Im Roman endet Orlando mit einem Paukenschlag im Jetzt: Die Glocke schlägt zwölf, und sie wird mit der furchterregenden Erkenntnis konfrontiert, dass sie sich genau im gegenwärtigen Moment befindet. Das bringt die einzelnen Stimmen zum Schweigen. Hier bleiben sie ratlos in der Schwebe, "Ich bin immer noch hier. Oder?" Ein melancholischer Schluss, schön, aber ohne den wilden Geschmack von Freiheit, der "Orlando" zum Kulttext gemacht hat. 


Orlando
von Virginia Woolf
Textfassung: Tom Silkeberg
Regie: Therese Willstedt, Bühne und Licht: Mårten K. Axelsson, Kostüme: Maja Mirkovic, Musik: Emil Assing Høyer, Dramaturgie: Jeroen Versteele.
Mit: Elisabeth Augustin, Stefanie Dvorak, Markus Meyer, Seán McDonagh, Martin Schwab, Nina Siewert, Itay Tiran.
Premiere am 8. September 2024
Dauer: 1 Stunde 50 Minuten, keine Pause

www.burgtheater.at

 Kritikenrundschau

Von einem Gesamtkunstwerk und "zauberhaften Abend" schreibt Norbert Mayer in der Wiener Tageszeitung Die Presse (10.9.2024). Wesentlich für den Erfolg der Inszenierung von Therese Willstedt ist aus Sicht des Kritikers "dass die Textfassung von Tom Silkeberg das Poetisch-Dramatische klug aus der dichten Prosa von Woolf destilliert". Aber auch die sieben Ensemblemitglieder, die Orlando spielen, "allesamt mit wunderbarer Leichtigkeit und höchster Präzision, mimisch, gestisch, sprachlich" werden besonders herausgehoben. 
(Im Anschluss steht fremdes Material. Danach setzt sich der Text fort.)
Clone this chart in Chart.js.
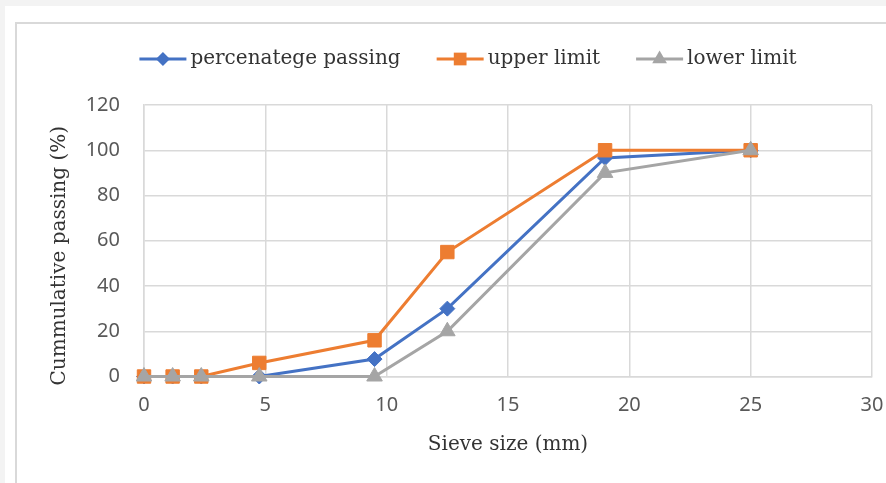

Von wunderbar leichten, verspielten, poetischen und dabei bildstarken Szenen, schreibt Michael Wurmitzer im Wiener Standard (9.9.2024). Fast jede Szene könne begeistern, so der Kritiker. Auch wenn manches an manchen Stellen der Abends "im Bemühen, Orlandos Innenwelt und den Außenumständen gleichermaßen gerecht zu werden, Erzählfokus und die Abmischung etwas unwuchtig werden". Am Ende wird "nicht endem wollender Applaus" zu Protokoll gegeben.

Therese Willstedts Adaption feiere das Geschlechteraufbegehren lustvoll, spielerisch und äußerst kurzweilig, so Julia Schafferhofer von der Kleinen Zeitung (10.9.2024). Fast jede Szene entfalte als Bild poetische Kraft.

"Es ist eine Freude, dem Ensemble beim Einander-Zuspielen der Gefühlsbälle zuzuschauen", schreibt Georg Leyrer vom Kurier (10.9.2024). "Das Ensemble zeigt in zwei Stunden einen starken Metamorphosenabend zwischen Mann, Frau, Fremd und Eigen über die Jahrhunderte hinweg, dessen größte Stärke die Schauspielleistung, dessen größte Schwäche aber ist, dass er in Konzept und Erkenntnisgewinn dem Hamlet zu sehr ähnelt, mit dem der neue Burgtheater-Chef Stefan Bachmann seine Amtszeit im Haupthaus eröffnete."